== INPUT ROWS ==
<<<<

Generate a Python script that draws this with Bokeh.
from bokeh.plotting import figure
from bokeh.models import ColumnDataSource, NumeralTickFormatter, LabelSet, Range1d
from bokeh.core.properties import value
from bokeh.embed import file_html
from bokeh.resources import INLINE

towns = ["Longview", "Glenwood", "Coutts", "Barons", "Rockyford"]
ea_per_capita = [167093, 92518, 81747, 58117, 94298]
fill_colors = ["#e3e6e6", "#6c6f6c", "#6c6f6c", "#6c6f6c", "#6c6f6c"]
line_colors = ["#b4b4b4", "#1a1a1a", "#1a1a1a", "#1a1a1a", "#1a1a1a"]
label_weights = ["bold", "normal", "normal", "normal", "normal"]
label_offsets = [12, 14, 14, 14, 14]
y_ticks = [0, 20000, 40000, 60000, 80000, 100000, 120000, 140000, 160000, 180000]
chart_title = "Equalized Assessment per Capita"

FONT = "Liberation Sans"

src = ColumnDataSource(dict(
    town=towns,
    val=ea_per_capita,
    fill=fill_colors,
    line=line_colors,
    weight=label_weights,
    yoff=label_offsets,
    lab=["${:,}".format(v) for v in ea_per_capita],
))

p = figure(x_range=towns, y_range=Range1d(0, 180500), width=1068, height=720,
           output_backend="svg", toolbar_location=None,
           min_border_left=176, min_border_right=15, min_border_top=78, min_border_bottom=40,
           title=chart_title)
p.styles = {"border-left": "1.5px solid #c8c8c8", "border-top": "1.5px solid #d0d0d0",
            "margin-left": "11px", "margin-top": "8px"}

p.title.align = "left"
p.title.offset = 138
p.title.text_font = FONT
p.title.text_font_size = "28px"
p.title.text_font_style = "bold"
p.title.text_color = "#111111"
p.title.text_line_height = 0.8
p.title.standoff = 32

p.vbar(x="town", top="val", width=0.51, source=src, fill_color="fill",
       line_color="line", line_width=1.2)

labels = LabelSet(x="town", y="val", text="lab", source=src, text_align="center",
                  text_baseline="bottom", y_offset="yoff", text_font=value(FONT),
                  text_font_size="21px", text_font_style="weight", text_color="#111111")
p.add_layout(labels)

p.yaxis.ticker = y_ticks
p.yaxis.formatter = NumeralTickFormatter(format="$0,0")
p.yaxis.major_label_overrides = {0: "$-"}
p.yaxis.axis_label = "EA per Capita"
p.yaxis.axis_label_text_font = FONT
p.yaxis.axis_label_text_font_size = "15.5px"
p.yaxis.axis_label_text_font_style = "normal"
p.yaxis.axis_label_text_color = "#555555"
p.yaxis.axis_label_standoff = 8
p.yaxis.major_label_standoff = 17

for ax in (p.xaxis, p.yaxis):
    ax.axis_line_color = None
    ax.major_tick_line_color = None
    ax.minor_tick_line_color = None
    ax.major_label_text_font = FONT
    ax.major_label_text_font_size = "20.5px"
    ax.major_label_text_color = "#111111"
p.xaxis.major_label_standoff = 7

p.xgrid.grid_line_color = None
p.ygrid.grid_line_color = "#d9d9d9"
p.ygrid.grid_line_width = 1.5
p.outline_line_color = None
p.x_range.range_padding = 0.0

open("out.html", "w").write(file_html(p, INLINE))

>>>>
<<<<

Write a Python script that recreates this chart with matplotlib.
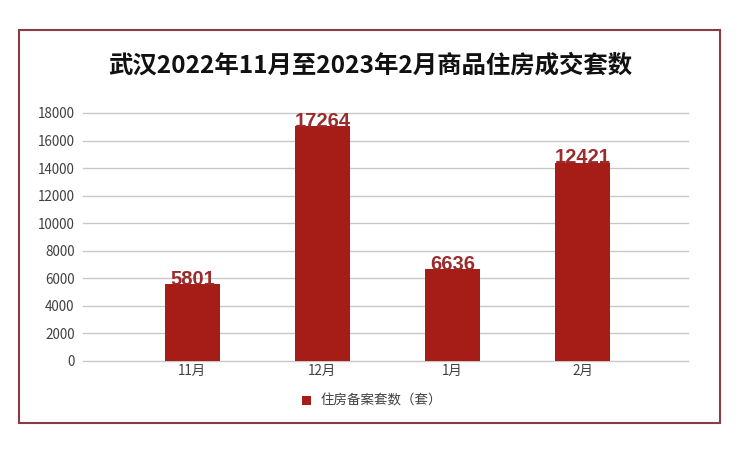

>>>>

== PROMPT ==
Reproduce exactly the lines from the line with "Generate a Python" through the line with "from bokeh.resources import INLINE", both end lines included, and only those lines.

== WRITTEN SOLUTION ==
Generate a Python script that draws this with Bokeh.
from bokeh.plotting import figure
from bokeh.models import ColumnDataSource, NumeralTickFormatter, LabelSet, Range1d
from bokeh.core.properties import value
from bokeh.embed import file_html
from bokeh.resources import INLINE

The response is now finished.